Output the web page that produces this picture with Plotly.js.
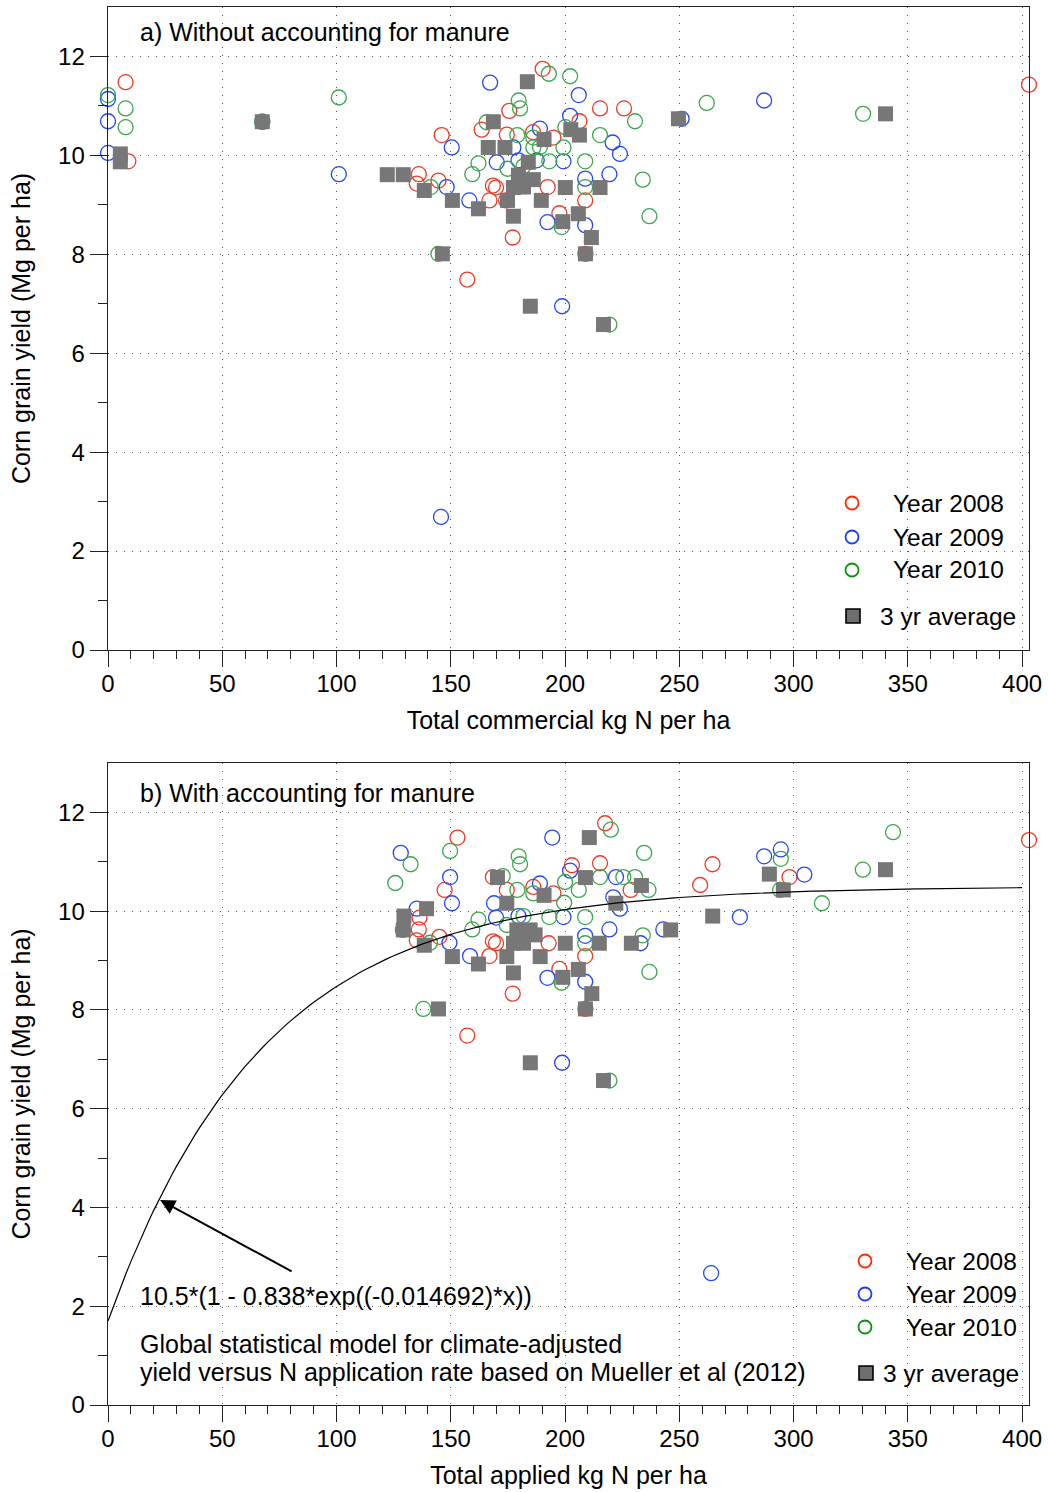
<!DOCTYPE html>
<html>
<head>
<meta charset="utf-8">
<script src="https://cdn.plot.ly/plotly-3.0.1.min.js"></script>
<style>html,body{margin:0;padding:0;background:#fff;}#chart{width:1048px;height:1492px;}</style>
</head>
<body>
<div id="chart"></div>
<script>
// ---------- Panel a: without accounting for manure ----------
const x08a = [7.7, 8.9, 190.2, 175.6, 215.3, 225.8, 206.3, 163.5, 186, 194.9, 146, 174.5, 136, 135.1, 144.6, 166.9, 168.4, 169.8, 174.2, 192.4, 208.8, 197.5, 177.1, 208.9, 157.2, 403];
const y08a = [11.48, 9.88, 11.75, 10.9, 10.95, 10.95, 10.69, 10.52, 10.47, 10.36, 10.41, 10.42, 9.62, 9.43, 9.49, 9.09, 9.39, 9.35, 9.09, 9.36, 9.09, 8.83, 8.34, 8.01, 7.49, 11.43];
const x09a = [0, 0, 0, 101, 167.2, 206, 202.2, 189, 220.8, 224, 150.4, 177.4, 170.1, 179.6, 187.6, 199.3, 219.4, 208.8, 148.2, 158.1, 192.3, 208.8, 198.7, 251, 287.1, 145.7, 67.5];
const y09a = [11.14, 10.69, 10.05, 9.62, 11.47, 11.22, 10.8, 10.54, 10.26, 10.03, 10.16, 10.16, 9.86, 9.9, 9.9, 9.88, 9.62, 9.53, 9.36, 9.09, 8.65, 8.59, 6.95, 10.74, 11.11, 2.69, 10.68];
const x10a = [0, 7.7, 7.7, 101, 192.9, 202.2, 179.7, 180.3, 230.6, 165.7, 200.1, 215.3, 179.1, 186.1, 186.1, 189, 199.3, 162.1, 159.4, 174.8, 181.8, 193.1, 208.8, 234, 208.8, 141.2, 144.6, 198.5, 219.4, 236.9, 262, 330.4, 67.5];
const y10a = [11.22, 10.95, 10.57, 11.17, 11.65, 11.6, 11.11, 10.95, 10.69, 10.67, 10.57, 10.41, 10.41, 10.36, 10.16, 10.17, 10.16, 9.84, 9.62, 9.73, 9.78, 9.88, 9.88, 9.51, 9.36, 9.36, 8.01, 8.55, 6.58, 8.77, 11.06, 10.84, 10.68];
const xAvgA = [5.4, 5.4, 67.5, 122.2, 129.2, 138.4, 146.3, 150.7, 162.1, 166.4, 168.6, 173.7, 174.8, 177.4, 177.4, 179.6, 181.8, 183.5, 183.9, 186.1, 189.6, 190.8, 199, 200.1, 202.5, 205.8, 206.3, 208.9, 211.5, 215.3, 184.8, 216.8, 249.6, 340.2];
const yAvgA = [10.03, 9.87, 10.68, 9.61, 9.61, 9.29, 8.01, 9.09, 8.92, 10.16, 10.68, 10.16, 9.09, 8.77, 9.35, 9.6, 9.36, 11.49, 9.86, 9.51, 9.09, 10.32, 8.66, 9.35, 10.52, 8.82, 10.41, 8.01, 8.34, 9.35, 6.95, 6.58, 10.74, 10.84];

// ---------- Panel b: with accounting for manure ----------
const x08b = [217.5, 152.9, 147.3, 168.4, 203, 215.3, 228.7, 186.1, 194.9, 174.5, 136.3, 136, 135.1, 145, 168.4, 169.8, 166.9, 192.8, 208.8, 197.5, 177.1, 208.9, 157.2, 403, 264.5, 259.1, 298.2];
const y08b = [11.78, 11.49, 10.43, 10.69, 10.93, 10.97, 10.43, 10.49, 10.36, 10.43, 9.87, 9.63, 9.41, 9.48, 9.39, 9.35, 9.09, 9.35, 9.09, 8.83, 8.33, 8.02, 7.48, 11.44, 10.95, 10.53, 10.69];
const x09b = [194.4, 128.1, 149.7, 150.5, 202.2, 222.3, 189, 168.9, 221.1, 224, 135.1, 149.4, 158.4, 169.8, 179.6, 199.3, 208.8, 219.4, 233, 192.3, 208.8, 198.7, 287.1, 294.4, 304.7, 276.5, 243, 263.9];
const y09b = [11.49, 11.18, 10.69, 10.16, 10.82, 10.69, 10.56, 10.16, 10.28, 10.05, 10.05, 9.36, 9.09, 9.87, 9.9, 9.88, 9.5, 9.63, 9.35, 8.65, 8.57, 6.93, 11.11, 11.25, 10.74, 9.88, 9.63, 2.67];
const x10b = [220, 149.7, 132.4, 179.7, 180.3, 125.7, 172.7, 215.3, 225.5, 230.6, 234.6, 200, 206, 186.1, 179.1, 199.6, 129, 140.9, 162.1, 159.4, 174.5, 181.8, 193.1, 208.8, 208.8, 234, 236.9, 138, 219.4, 343.5, 294.4, 330.3, 294.1, 312.4, 236.5, 198.5];
const y10b = [11.65, 11.22, 10.95, 11.11, 10.95, 10.57, 10.71, 10.69, 10.69, 10.69, 11.18, 10.59, 10.43, 10.36, 10.43, 10.17, 9.62, 9.36, 9.83, 9.63, 9.72, 9.9, 9.88, 9.88, 9.35, 9.51, 8.77, 8.02, 6.57, 11.6, 11.06, 10.84, 10.43, 10.16, 10.43, 8.55];
const xAvgB = [210.6, 170.4, 208.9, 233.4, 190.8, 174.5, 222.2, 139.4, 129.5, 129.2, 138.4, 150.7, 162.1, 178.9, 184.7, 186.9, 177.4, 181.8, 189.1, 174.5, 177.4, 200.1, 215, 229, 205.8, 199, 211.7, 208.9, 144.6, 184.8, 216.8, 289.4, 340.2, 295.5, 264.6, 246.2];
const yAvgB = [11.49, 10.68, 10.68, 10.52, 10.32, 10.16, 10.16, 10.05, 9.9, 9.62, 9.31, 9.08, 8.93, 9.62, 9.62, 9.52, 9.35, 9.35, 9.08, 9.08, 8.75, 9.35, 9.35, 9.35, 8.82, 8.66, 8.33, 8.02, 8.02, 6.93, 6.57, 10.75, 10.84, 10.43, 9.9, 9.62];

// Model curve parameters printed on the chart: 10.5*(1 - 0.838*exp((-0.014692)*x))
const modelA = 10.5, modelB = 0.838, modelK = -0.014692;
const modelX = [];
for (let v = 0; v <= 400; v += 2) modelX.push(v);
const modelY = modelX.map(v => modelA * (1 - modelB * Math.exp(modelK * v)));

const legendLabels = ['Year 2008', 'Year 2009', 'Year 2010', '3 yr average'];

const RED = '#f03a24', BLUE = '#2448f2', GREEN = '#3aa64e', GRAY = '#777777';
const LEG_RED = '#ff2a00', LEG_BLUE = '#1a3cff', LEG_GREEN = '#0a900a';
const FONT = 'Liberation Sans, Arial, Helvetica, sans-serif';

function circ(x, y, color, xa, ya) {
  return {type: 'scatter', mode: 'markers', x: x, y: y, xaxis: xa, yaxis: ya, showlegend: false,
    cliponaxis: false, hoverinfo: 'x+y',
    marker: {symbol: 'circle-open', size: 15, color: color, line: {width: 1.3, color: color}}};
}
function sq(x, y, xa, ya) {
  return {type: 'scatter', mode: 'markers', x: x, y: y, xaxis: xa, yaxis: ya, showlegend: false,
    cliponaxis: false, hoverinfo: 'x+y',
    marker: {symbol: 'square', size: 15, color: GRAY, line: {width: 0}}};
}

const traces = [
  circ(x08a, y08a, RED, 'x', 'y'),
  circ(x09a, y09a, BLUE, 'x', 'y'),
  circ(x10a, y10a, GREEN, 'x', 'y'),
  sq(xAvgA, yAvgA, 'x', 'y'),
  circ(x08b, y08b, RED, 'x2', 'y2'),
  circ(x09b, y09b, BLUE, 'x2', 'y2'),
  circ(x10b, y10b, GREEN, 'x2', 'y2'),
  sq(xAvgB, yAvgB, 'x2', 'y2'),
  {type: 'scatter', mode: 'lines', x: modelX, y: modelY, xaxis: 'x2', yaxis: 'y2', showlegend: false,
   line: {color: '#000', width: 1.2}, hoverinfo: 'skip'}
];

function xax(title, anchor) {
  return {
    range: [0, 403], anchor: anchor, domain: [0, 1],
    tickmode: 'linear', tick0: 0, dtick: 50, ticks: 'outside', ticklen: 16, tickwidth: 1, tickcolor: '#222',
    ticklabelstandoff: -4,
    minor: {dtick: 10, tick0: 0, ticks: 'outside', ticklen: 8, tickwidth: 1, tickcolor: '#222', showgrid: false},
    showgrid: true, gridcolor: '#555', gridwidth: 1, griddash: '1px,7px',
    zeroline: false, showline: true, linecolor: '#222', linewidth: 1.4, mirror: true,
    tickfont: {family: FONT, size: 24, color: '#000'},
    title: {text: title, font: {family: FONT, size: 25, color: '#000'}, standoff: 15}
  };
}
function yax(domain, anchor) {
  return {
    range: [0, 13], anchor: anchor, domain: domain,
    tickmode: 'array', tickvals: [0, 2, 4, 6, 8, 10, 12], ticks: 'outside', ticklen: 17, tickwidth: 1, tickcolor: '#222',
    minor: {tickvals: [1, 3, 5, 7, 9, 11], ticks: 'outside', ticklen: 9, tickwidth: 1, tickcolor: '#222', showgrid: false},
    showgrid: true, gridcolor: '#555', gridwidth: 1, griddash: '1px,7px',
    zeroline: false, showline: true, linecolor: '#222', linewidth: 1.4, mirror: true,
    tickfont: {family: FONT, size: 24, color: '#000'},
    title: {text: 'Corn grain yield (Mg per ha)', font: {family: FONT, size: 25, color: '#000'}, standoff: 20}
  };
}

// paper coordinates: plot area spans pixel y 7..1405 (height 1398), x 108..1029 (width 921)
const PH = 1398, PW = 921;
function py(p) { return (1405 - p) / PH; }
function px(p) { return (p - 108) / PW; }

function note(text, yPix) {
  return {xref: 'paper', yref: 'paper', x: px(138), y: py(yPix), xanchor: 'left', yanchor: 'middle', showarrow: false,
    text: text, font: {family: FONT, size: 25, color: '#000'}};
}

const annotations = [
  note('a) Without accounting for manure', 32),
  note('b) With accounting for manure', 793),
  note('10.5*(1 - 0.838*exp((-0.014692)*x))', 1296),
  note('Global statistical model for climate-adjusted', 1344),
  note('yield versus N application rate based on Mueller et al (2012)', 1372),
  // arrow pointing to the curve
  {xref: 'x2', yref: 'y2', x: 22.8, y: 4.15, axref: 'x2', ayref: 'y2', ax: 81, ay: 2.69, text: '',
   showarrow: true, arrowhead: 2, arrowsize: 1.5, arrowwidth: 2, arrowcolor: '#000'}
];

const shapes = [];
function legendBlock(cx, textX, rowsY, avgCx, avgTextX, avgY) {
  const cols = [LEG_RED, LEG_BLUE, LEG_GREEN];
  for (let i = 0; i < 3; i++) {
    shapes.push({type: 'circle', xref: 'paper', yref: 'paper', xsizemode: 'pixel', ysizemode: 'pixel',
      xanchor: px(cx), yanchor: py(rowsY[i]), x0: -6.5, x1: 6.5, y0: -6.5, y1: 6.5,
      line: {color: cols[i], width: 1.8}, fillcolor: 'rgba(0,0,0,0)'});
    annotations.push({xref: 'paper', yref: 'paper', x: px(textX), y: py(rowsY[i]), xanchor: 'left', yanchor: 'middle',
      showarrow: false, text: legendLabels[i], font: {family: FONT, size: 24.5, color: '#000'}});
  }
  shapes.push({type: 'rect', xref: 'paper', yref: 'paper', xsizemode: 'pixel', ysizemode: 'pixel',
    xanchor: px(avgCx), yanchor: py(avgY), x0: -7, x1: 7, y0: -7, y1: 7,
    line: {color: '#000', width: 1.6}, fillcolor: '#6e6e6e'});
  annotations.push({xref: 'paper', yref: 'paper', x: px(avgTextX), y: py(avgY), xanchor: 'left', yanchor: 'middle',
    showarrow: false, text: legendLabels[3], font: {family: FONT, size: 24.5, color: '#000'}});
}
legendBlock(852, 891, [503, 537, 570], 853, 878, 616);
legendBlock(865, 904, [1261, 1294, 1327], 866, 881, 1373);

const layout = {
  width: 1048, height: 1492,
  margin: {l: 108, r: 19, t: 7, b: 87, pad: 0},
  paper_bgcolor: '#fff', plot_bgcolor: '#fff',
  showlegend: false,
  font: {family: FONT, size: 24, color: '#000'},
  xaxis: xax('Total commercial kg N per ha', 'y'),
  yaxis: yax([py(650), 1], 'x'),
  xaxis2: xax('Total applied kg N per ha', 'y2'),
  yaxis2: yax([0, py(763)], 'x2'),
  annotations: annotations,
  shapes: shapes
};

Plotly.newPlot('chart', traces, layout, {displayModeBar: false, staticPlot: true});
</script>
</body>
</html>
+++++
Skip the pictures and restate exactly the lines from the beginning of the listing to the line with "6.58, 10.74, 10.84];", that line included.

Output the web page that produces this picture with Plotly.js.
<!DOCTYPE html>
<html>
<head>
<meta charset="utf-8">
<script src="https://cdn.plot.ly/plotly-3.0.1.min.js"></script>
<style>html,body{margin:0;padding:0;background:#fff;}#chart{width:1048px;height:1492px;}</style>
</head>
<body>
<div id="chart"></div>
<script>
// ---------- Panel a: without accounting for manure ----------
const x08a = [7.7, 8.9, 190.2, 175.6, 215.3, 225.8, 206.3, 163.5, 186, 194.9, 146, 174.5, 136, 135.1, 144.6, 166.9, 168.4, 169.8, 174.2, 192.4, 208.8, 197.5, 177.1, 208.9, 157.2, 403];
const y08a = [11.48, 9.88, 11.75, 10.9, 10.95, 10.95, 10.69, 10.52, 10.47, 10.36, 10.41, 10.42, 9.62, 9.43, 9.49, 9.09, 9.39, 9.35, 9.09, 9.36, 9.09, 8.83, 8.34, 8.01, 7.49, 11.43];
const x09a = [0, 0, 0, 101, 167.2, 206, 202.2, 189, 220.8, 224, 150.4, 177.4, 170.1, 179.6, 187.6, 199.3, 219.4, 208.8, 148.2, 158.1, 192.3, 208.8, 198.7, 251, 287.1, 145.7, 67.5];
const y09a = [11.14, 10.69, 10.05, 9.62, 11.47, 11.22, 10.8, 10.54, 10.26, 10.03, 10.16, 10.16, 9.86, 9.9, 9.9, 9.88, 9.62, 9.53, 9.36, 9.09, 8.65, 8.59, 6.95, 10.74, 11.11, 2.69, 10.68];
const x10a = [0, 7.7, 7.7, 101, 192.9, 202.2, 179.7, 180.3, 230.6, 165.7, 200.1, 215.3, 179.1, 186.1, 186.1, 189, 199.3, 162.1, 159.4, 174.8, 181.8, 193.1, 208.8, 234, 208.8, 141.2, 144.6, 198.5, 219.4, 236.9, 262, 330.4, 67.5];
const y10a = [11.22, 10.95, 10.57, 11.17, 11.65, 11.6, 11.11, 10.95, 10.69, 10.67, 10.57, 10.41, 10.41, 10.36, 10.16, 10.17, 10.16, 9.84, 9.62, 9.73, 9.78, 9.88, 9.88, 9.51, 9.36, 9.36, 8.01, 8.55, 6.58, 8.77, 11.06, 10.84, 10.68];
const xAvgA = [5.4, 5.4, 67.5, 122.2, 129.2, 138.4, 146.3, 150.7, 162.1, 166.4, 168.6, 173.7, 174.8, 177.4, 177.4, 179.6, 181.8, 183.5, 183.9, 186.1, 189.6, 190.8, 199, 200.1, 202.5, 205.8, 206.3, 208.9, 211.5, 215.3, 184.8, 216.8, 249.6, 340.2];
const yAvgA = [10.03, 9.87, 10.68, 9.61, 9.61, 9.29, 8.01, 9.09, 8.92, 10.16, 10.68, 10.16, 9.09, 8.77, 9.35, 9.6, 9.36, 11.49, 9.86, 9.51, 9.09, 10.32, 8.66, 9.35, 10.52, 8.82, 10.41, 8.01, 8.34, 9.35, 6.95, 6.58, 10.74, 10.84];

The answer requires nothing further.